WUPT-CA
- Crystal Falls–Marquette, Michigan; United States;
- City: Crystal Falls, Michigan
- Channels: Analog: 25 (UHF);

Programming
- Affiliations: Independent (1980−1992, WLRE/WGBA translator); Fox (1992–1994, WGBA translator); Outdoor Channel (1994−March 2000); UPN (1995−January 2000 and January 2001−May 2003); AIN (March 2000−September 2001); America One (September 2001−July 2003); UATV (May−July 2003);

Ownership
- Owner: Western Upper Peninsula Television, Inc.

History
- Founded: January 18, 1980
- First air date: December 10, 1980
- Last air date: July 2003 (license canceled on October 27, 2003)
- Former call signs: W49AF (1980−1996); WUPT-LP (1996−2001);
- Former channel numbers: Analog: 49 (UHF, 1980–October 2001)
- Call sign meaning: Western Upper Peninsula Television (licensee); United Paramount Television (former affiliation);

Technical information
- Licensing authority: FCC
- Facility ID: 14654
- Class: CA
- ERP: 1.12 kW
- Translator(s): WUPT-LP 43 Republic, MI

Links
- Public license information: Public file; LMS;

= WUPT-CA =

Class A TV station in Crystal Falls, Michigan (1980–2003)

WUPT-CA (channel 25) was a low-power, Class A television station licensed to Crystal Falls, Michigan, United States, which served the western Upper Peninsula of Michigan as an affiliate of UPN. The station was owned by Western Upper Peninsula Television.

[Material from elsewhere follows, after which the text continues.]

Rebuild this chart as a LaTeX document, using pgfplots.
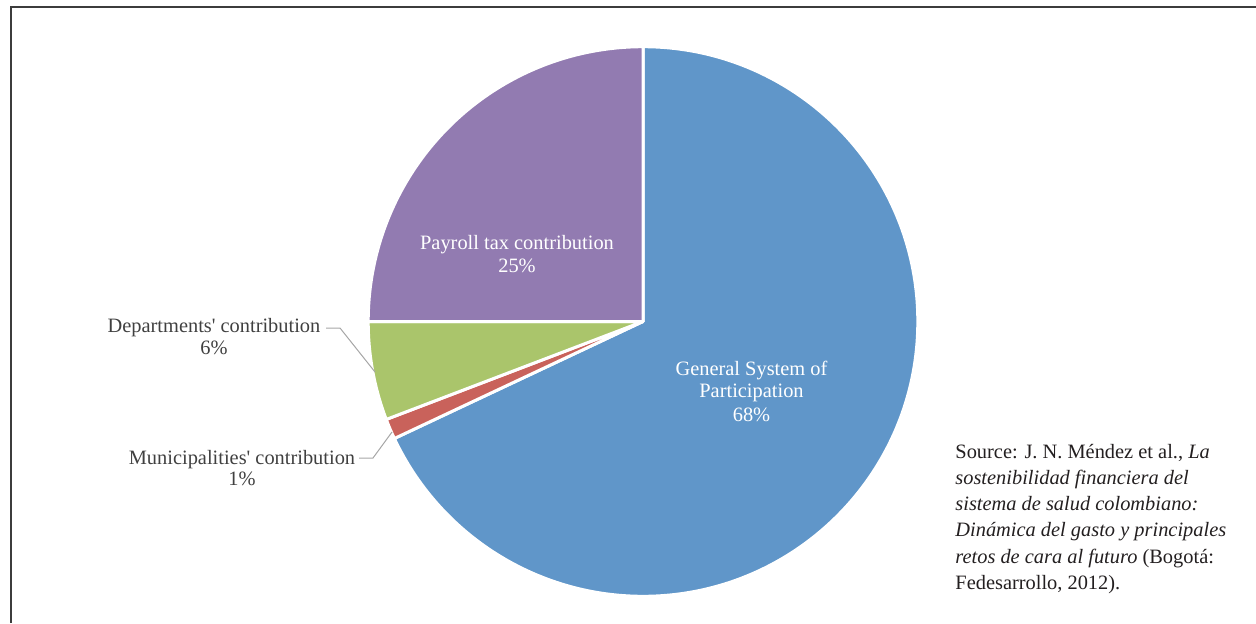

WUPT-CA also had a translator in Republic with the callsign WUPT-LP, broadcasting on channel 43.

== History ==
The station was founded on January 18, 1980, and began broadcasting on December 10 of that same year. It was granted Class A status on March 8, 2001, and moved to channel 25 in October of that year. The station became a UPN affiliate when the network launched on January 16, 1995. The station removed UPN programming in January 2000, while carrying the Outdoor Channel until March 1 when it switched to AIN. UPN programming returned to the station in January 2001, while later switching to America One in September of that year.

When WUPT moved its UPN affiliation to Fox affiliate WMQF (as a secondary affiliation) on May 9, 2003, it switched to UATV and signed off in July. The Federal Communications Commission (FCC) canceled the station's license on October 27, 2003.